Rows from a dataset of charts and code
====
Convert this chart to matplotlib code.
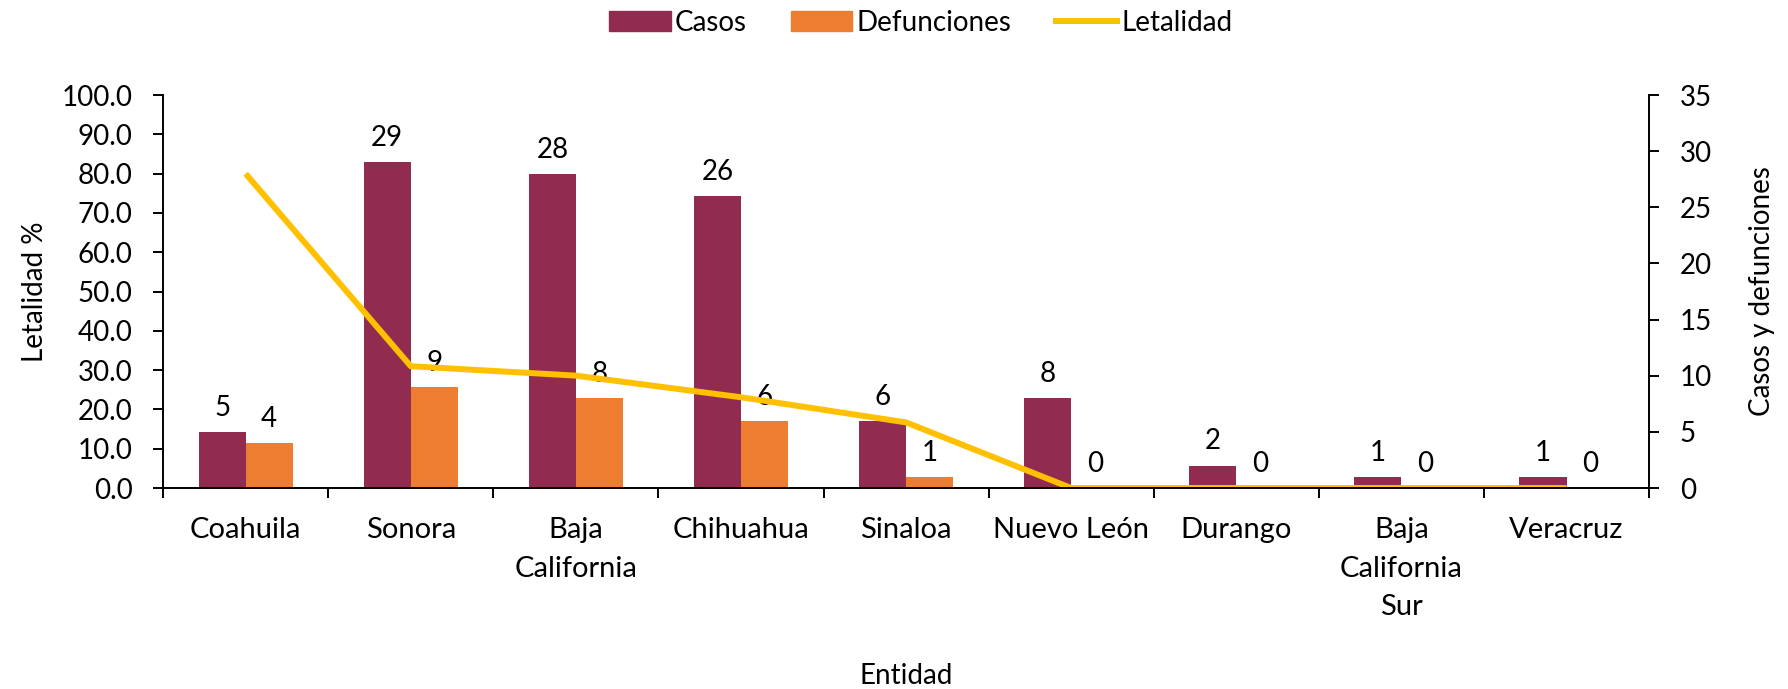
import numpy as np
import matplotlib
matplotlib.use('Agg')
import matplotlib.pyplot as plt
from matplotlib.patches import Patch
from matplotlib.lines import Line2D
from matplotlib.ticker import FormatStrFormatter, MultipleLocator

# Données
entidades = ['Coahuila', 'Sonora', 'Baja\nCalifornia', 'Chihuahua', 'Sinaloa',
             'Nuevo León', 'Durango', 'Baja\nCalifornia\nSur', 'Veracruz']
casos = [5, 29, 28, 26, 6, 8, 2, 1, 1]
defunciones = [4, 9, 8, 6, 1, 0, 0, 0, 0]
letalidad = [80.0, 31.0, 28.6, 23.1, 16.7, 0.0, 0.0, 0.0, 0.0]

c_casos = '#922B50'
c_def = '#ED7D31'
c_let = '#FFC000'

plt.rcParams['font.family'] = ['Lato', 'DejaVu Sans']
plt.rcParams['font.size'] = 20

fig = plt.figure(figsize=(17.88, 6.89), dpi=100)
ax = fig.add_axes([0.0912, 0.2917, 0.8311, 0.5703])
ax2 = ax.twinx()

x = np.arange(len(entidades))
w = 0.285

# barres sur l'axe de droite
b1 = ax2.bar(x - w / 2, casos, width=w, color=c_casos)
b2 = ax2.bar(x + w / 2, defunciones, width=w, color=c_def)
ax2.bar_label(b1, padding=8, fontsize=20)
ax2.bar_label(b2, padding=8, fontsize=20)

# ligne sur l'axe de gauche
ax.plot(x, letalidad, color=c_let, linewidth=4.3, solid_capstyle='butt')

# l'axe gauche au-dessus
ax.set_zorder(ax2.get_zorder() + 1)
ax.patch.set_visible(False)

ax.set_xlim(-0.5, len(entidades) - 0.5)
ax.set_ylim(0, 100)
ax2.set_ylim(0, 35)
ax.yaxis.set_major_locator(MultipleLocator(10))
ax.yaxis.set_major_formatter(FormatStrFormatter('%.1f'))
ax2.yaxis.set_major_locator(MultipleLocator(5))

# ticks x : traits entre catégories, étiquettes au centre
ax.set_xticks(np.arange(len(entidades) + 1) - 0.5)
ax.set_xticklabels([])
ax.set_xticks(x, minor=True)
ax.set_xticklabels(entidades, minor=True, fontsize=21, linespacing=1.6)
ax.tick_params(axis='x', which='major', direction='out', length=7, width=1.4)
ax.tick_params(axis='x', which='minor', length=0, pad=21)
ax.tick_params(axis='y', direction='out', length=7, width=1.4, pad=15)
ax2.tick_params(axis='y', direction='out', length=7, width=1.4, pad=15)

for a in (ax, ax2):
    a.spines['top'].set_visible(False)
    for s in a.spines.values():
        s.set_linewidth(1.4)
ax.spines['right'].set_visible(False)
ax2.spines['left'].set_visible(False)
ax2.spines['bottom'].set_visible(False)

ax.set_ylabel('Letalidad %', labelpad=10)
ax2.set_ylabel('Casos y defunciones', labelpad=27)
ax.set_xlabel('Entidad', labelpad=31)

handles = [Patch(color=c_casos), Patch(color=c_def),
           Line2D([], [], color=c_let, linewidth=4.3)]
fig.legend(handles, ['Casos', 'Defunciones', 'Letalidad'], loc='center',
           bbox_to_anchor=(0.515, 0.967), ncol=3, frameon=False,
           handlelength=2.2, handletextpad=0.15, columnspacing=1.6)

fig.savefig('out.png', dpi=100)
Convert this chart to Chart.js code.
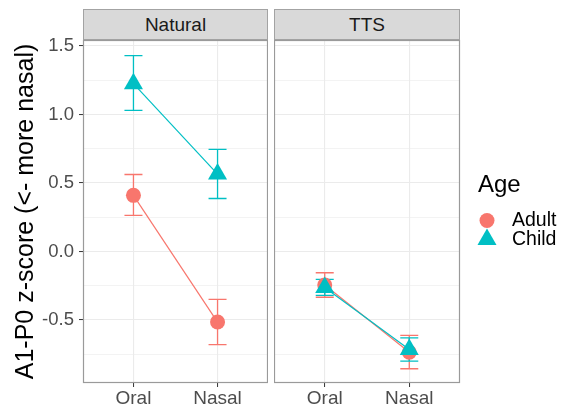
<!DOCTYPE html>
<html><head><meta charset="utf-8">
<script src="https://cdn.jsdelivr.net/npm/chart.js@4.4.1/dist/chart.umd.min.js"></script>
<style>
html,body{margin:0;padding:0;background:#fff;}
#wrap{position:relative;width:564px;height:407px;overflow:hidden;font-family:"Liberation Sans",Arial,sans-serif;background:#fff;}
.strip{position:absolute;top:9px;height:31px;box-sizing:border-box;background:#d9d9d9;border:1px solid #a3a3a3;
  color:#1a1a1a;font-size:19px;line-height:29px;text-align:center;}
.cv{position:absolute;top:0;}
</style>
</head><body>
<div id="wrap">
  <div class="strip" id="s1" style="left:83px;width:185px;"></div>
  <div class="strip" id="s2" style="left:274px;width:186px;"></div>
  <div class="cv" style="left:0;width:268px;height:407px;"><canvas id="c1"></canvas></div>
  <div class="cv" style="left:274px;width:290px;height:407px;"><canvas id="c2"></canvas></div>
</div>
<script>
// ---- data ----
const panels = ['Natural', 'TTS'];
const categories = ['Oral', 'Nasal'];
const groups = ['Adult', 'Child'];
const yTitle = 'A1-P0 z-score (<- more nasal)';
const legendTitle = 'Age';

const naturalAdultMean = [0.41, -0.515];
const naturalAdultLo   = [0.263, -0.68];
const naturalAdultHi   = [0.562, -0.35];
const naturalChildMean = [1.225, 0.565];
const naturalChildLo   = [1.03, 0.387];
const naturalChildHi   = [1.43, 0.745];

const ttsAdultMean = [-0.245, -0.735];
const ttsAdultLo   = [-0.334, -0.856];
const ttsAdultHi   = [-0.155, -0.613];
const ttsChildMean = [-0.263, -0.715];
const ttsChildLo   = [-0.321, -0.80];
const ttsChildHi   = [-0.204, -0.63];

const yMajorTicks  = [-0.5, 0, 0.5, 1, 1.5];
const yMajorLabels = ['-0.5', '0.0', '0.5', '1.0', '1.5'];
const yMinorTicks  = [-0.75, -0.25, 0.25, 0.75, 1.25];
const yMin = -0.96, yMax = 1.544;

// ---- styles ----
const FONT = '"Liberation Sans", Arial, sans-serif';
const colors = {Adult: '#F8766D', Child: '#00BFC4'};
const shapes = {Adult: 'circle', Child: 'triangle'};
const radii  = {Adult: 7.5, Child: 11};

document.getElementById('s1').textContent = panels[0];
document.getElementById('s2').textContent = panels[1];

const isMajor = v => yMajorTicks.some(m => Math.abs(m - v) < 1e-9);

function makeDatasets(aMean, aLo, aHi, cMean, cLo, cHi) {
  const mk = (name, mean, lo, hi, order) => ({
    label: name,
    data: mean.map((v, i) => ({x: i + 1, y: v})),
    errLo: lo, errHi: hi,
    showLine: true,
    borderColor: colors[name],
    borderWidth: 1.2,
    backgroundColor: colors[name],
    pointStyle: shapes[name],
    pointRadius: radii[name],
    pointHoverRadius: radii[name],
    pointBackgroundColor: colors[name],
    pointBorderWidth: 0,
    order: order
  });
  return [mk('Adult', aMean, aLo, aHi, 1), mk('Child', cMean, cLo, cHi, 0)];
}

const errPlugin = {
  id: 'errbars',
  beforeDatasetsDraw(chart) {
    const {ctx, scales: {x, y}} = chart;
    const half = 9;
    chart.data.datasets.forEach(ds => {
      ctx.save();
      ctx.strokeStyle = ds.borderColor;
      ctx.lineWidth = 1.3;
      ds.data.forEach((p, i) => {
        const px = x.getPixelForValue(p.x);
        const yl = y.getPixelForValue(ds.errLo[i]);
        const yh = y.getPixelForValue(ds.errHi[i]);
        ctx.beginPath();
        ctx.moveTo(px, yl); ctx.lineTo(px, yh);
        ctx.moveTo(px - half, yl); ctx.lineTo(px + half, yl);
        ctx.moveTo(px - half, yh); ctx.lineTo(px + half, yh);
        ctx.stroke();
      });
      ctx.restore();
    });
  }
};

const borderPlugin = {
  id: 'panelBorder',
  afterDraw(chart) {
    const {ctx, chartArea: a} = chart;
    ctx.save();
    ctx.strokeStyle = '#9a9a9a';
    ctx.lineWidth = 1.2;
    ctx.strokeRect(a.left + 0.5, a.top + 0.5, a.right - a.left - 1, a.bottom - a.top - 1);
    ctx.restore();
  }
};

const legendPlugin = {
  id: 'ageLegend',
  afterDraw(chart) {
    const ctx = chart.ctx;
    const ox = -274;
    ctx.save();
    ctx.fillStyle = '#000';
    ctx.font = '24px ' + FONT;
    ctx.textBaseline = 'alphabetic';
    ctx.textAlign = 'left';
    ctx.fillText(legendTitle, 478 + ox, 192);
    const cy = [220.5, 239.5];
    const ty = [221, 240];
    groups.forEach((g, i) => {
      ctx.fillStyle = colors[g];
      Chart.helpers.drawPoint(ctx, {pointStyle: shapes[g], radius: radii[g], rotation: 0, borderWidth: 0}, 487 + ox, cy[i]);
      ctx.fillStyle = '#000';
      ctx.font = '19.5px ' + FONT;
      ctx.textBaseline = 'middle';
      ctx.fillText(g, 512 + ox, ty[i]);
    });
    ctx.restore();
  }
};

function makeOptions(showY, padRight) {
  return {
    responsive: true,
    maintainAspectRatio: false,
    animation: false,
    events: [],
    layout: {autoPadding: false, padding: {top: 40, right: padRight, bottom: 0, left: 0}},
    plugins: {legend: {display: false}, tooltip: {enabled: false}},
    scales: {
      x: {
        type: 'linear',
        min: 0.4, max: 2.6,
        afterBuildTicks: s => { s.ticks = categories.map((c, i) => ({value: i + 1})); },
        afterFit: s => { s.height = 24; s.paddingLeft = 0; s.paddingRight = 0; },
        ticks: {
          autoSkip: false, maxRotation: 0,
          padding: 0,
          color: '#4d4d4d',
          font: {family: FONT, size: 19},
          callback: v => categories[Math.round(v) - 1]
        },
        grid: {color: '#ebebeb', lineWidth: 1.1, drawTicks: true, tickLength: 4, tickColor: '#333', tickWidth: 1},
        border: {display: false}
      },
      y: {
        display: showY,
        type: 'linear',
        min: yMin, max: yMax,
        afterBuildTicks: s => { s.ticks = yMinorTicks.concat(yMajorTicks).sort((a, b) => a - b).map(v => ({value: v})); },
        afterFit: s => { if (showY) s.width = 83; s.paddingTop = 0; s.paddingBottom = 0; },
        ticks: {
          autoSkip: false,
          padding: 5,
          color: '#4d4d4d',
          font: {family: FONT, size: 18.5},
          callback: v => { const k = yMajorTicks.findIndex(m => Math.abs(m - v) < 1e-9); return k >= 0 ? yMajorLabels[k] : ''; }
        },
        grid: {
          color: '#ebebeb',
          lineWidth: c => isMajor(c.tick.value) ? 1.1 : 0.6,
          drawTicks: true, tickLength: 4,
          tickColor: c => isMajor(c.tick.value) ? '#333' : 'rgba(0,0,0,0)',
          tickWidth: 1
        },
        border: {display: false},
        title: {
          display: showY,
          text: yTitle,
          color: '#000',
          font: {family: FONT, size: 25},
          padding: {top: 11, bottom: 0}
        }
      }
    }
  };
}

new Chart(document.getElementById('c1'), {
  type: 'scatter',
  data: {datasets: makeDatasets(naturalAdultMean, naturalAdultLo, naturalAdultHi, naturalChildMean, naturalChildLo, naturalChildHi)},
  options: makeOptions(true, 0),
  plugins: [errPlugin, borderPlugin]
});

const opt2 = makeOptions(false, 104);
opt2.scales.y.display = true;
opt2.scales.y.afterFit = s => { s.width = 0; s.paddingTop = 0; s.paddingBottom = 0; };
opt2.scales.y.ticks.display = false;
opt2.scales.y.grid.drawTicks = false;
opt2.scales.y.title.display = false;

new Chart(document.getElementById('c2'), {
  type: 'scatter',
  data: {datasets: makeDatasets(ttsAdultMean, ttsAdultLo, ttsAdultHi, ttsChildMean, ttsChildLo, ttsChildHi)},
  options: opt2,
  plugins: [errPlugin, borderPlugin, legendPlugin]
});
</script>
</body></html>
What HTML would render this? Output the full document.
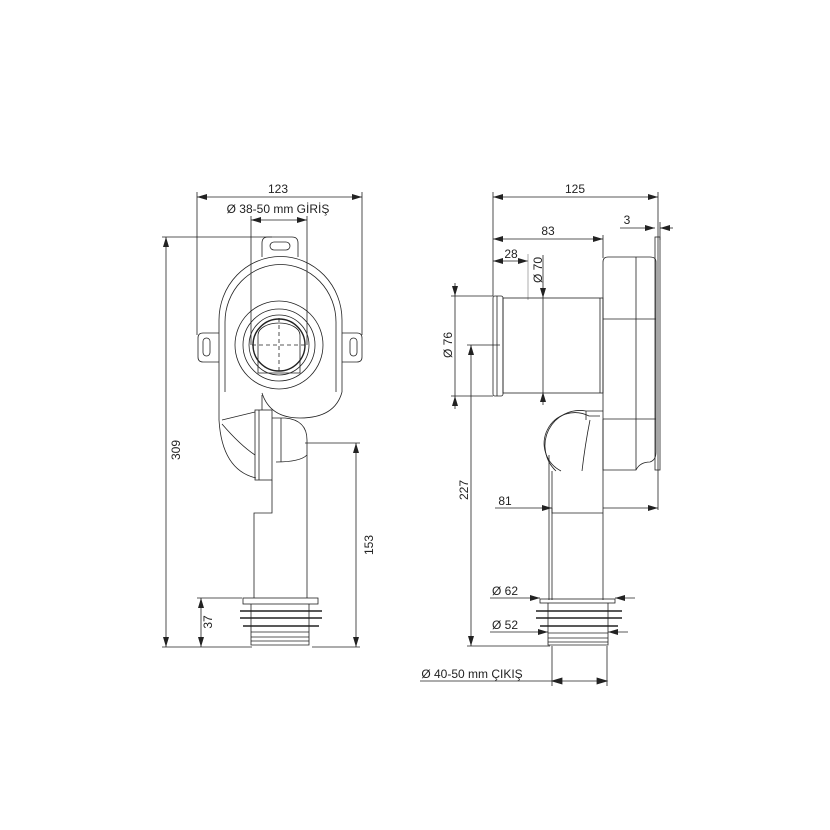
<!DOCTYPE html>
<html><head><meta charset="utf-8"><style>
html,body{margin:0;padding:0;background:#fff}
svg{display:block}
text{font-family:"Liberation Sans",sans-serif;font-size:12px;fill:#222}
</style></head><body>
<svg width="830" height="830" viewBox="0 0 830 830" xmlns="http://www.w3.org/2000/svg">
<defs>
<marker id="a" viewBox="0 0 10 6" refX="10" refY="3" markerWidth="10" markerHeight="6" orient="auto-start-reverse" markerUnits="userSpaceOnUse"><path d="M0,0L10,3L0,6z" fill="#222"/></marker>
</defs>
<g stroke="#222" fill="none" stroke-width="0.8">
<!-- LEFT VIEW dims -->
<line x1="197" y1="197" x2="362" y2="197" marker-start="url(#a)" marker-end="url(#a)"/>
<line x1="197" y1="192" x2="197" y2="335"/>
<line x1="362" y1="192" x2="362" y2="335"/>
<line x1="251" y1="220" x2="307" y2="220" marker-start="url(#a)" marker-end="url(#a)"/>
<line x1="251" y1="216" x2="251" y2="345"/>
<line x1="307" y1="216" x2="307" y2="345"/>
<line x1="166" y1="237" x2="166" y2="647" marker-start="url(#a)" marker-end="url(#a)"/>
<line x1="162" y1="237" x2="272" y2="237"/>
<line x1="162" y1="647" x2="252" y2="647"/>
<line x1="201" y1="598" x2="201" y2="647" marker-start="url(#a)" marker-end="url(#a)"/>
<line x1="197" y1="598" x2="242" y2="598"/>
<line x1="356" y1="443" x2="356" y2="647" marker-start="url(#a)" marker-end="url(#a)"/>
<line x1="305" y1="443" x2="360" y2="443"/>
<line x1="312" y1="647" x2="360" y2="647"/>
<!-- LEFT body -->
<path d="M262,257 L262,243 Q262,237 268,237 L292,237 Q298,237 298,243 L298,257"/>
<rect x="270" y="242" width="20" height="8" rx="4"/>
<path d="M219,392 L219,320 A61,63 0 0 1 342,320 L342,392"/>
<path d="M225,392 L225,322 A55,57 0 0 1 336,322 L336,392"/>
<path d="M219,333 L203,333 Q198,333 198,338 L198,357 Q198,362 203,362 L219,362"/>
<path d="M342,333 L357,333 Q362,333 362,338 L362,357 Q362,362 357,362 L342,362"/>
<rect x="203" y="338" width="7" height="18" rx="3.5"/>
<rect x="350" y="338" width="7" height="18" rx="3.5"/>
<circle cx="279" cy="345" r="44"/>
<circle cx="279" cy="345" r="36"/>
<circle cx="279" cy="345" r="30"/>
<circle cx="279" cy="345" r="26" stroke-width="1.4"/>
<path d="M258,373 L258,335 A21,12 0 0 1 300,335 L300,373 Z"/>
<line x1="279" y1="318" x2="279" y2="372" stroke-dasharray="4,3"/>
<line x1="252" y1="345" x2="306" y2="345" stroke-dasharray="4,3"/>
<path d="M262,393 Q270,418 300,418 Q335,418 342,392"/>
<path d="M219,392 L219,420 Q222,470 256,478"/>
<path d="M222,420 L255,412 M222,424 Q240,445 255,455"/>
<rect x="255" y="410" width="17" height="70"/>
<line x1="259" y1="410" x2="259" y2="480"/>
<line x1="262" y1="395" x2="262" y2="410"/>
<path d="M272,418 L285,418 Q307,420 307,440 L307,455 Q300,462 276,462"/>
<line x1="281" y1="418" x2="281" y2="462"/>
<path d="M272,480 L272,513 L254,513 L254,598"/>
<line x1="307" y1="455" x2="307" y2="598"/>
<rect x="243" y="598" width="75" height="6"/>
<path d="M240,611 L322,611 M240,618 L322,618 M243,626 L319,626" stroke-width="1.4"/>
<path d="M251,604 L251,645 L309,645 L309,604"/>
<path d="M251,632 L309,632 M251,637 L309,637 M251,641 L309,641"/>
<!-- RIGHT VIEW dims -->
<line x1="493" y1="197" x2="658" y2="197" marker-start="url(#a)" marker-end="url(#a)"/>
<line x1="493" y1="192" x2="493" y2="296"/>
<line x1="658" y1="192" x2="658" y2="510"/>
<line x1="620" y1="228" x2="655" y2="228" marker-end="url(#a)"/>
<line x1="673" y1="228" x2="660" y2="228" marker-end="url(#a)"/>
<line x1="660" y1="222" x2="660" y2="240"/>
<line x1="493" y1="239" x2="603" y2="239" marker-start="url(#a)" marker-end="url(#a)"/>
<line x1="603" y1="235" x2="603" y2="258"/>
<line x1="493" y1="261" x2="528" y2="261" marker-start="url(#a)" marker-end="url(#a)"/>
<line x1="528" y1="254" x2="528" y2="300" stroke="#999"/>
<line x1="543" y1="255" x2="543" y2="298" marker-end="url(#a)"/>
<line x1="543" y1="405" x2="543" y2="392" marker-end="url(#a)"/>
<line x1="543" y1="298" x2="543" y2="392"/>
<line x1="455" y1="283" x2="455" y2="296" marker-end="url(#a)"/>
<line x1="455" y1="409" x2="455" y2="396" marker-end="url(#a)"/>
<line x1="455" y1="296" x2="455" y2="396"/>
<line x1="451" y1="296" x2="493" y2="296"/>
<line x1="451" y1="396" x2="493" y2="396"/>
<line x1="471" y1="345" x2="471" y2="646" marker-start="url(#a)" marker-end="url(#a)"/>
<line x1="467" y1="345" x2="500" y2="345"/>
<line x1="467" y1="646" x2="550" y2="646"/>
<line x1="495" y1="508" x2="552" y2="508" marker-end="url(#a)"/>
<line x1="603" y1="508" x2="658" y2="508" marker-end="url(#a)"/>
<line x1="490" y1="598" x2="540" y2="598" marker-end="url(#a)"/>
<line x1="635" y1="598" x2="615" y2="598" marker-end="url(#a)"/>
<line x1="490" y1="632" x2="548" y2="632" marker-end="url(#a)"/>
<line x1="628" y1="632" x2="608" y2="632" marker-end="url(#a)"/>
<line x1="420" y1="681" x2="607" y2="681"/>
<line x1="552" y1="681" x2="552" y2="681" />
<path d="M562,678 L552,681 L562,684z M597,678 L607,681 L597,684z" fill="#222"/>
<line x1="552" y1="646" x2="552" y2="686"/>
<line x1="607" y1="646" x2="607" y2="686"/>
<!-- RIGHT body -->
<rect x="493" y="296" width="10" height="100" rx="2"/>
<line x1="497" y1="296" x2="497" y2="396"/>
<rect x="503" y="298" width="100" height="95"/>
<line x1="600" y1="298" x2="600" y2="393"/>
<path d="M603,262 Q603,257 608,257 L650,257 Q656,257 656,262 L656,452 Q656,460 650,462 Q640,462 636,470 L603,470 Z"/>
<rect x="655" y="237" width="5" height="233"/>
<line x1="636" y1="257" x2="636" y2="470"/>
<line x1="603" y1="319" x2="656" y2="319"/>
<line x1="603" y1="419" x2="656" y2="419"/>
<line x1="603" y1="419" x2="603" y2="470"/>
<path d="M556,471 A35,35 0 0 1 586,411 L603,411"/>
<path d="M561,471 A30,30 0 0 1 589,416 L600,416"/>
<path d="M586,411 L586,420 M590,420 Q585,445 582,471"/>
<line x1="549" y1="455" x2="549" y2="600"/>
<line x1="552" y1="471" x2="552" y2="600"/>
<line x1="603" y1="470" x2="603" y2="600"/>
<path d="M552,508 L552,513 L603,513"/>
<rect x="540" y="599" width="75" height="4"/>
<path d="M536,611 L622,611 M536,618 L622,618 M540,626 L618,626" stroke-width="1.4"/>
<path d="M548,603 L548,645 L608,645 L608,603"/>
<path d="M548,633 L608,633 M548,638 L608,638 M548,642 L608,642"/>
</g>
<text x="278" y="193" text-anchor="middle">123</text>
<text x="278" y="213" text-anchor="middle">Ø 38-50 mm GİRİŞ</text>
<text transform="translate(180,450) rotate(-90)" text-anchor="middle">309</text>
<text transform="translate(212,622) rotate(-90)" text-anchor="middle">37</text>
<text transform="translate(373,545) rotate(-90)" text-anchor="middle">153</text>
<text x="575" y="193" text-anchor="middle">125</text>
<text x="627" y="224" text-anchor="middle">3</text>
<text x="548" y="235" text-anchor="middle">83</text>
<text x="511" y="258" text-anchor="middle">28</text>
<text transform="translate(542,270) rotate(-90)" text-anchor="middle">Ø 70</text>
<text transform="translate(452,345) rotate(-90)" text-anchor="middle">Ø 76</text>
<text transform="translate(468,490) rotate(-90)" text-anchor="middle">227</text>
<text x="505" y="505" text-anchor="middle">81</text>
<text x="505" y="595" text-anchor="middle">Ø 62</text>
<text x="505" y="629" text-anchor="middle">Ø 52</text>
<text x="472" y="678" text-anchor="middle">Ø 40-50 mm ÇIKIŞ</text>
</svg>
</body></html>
====
WHAT YOU ARE ASKED TO DO >> Up to and including the line with "from matplotlib.ticker import", copy the data above from its first line. Skip pictures.

RESULT OF THIS TASK >>
Convert this chart to matplotlib code.
import numpy as np
import matplotlib
matplotlib.use('Agg')
import matplotlib.pyplot as plt
from matplotlib.patches import Patch
from matplotlib.lines import Line2D
from matplotlib.ticker import FormatStrFormatter, MultipleLocator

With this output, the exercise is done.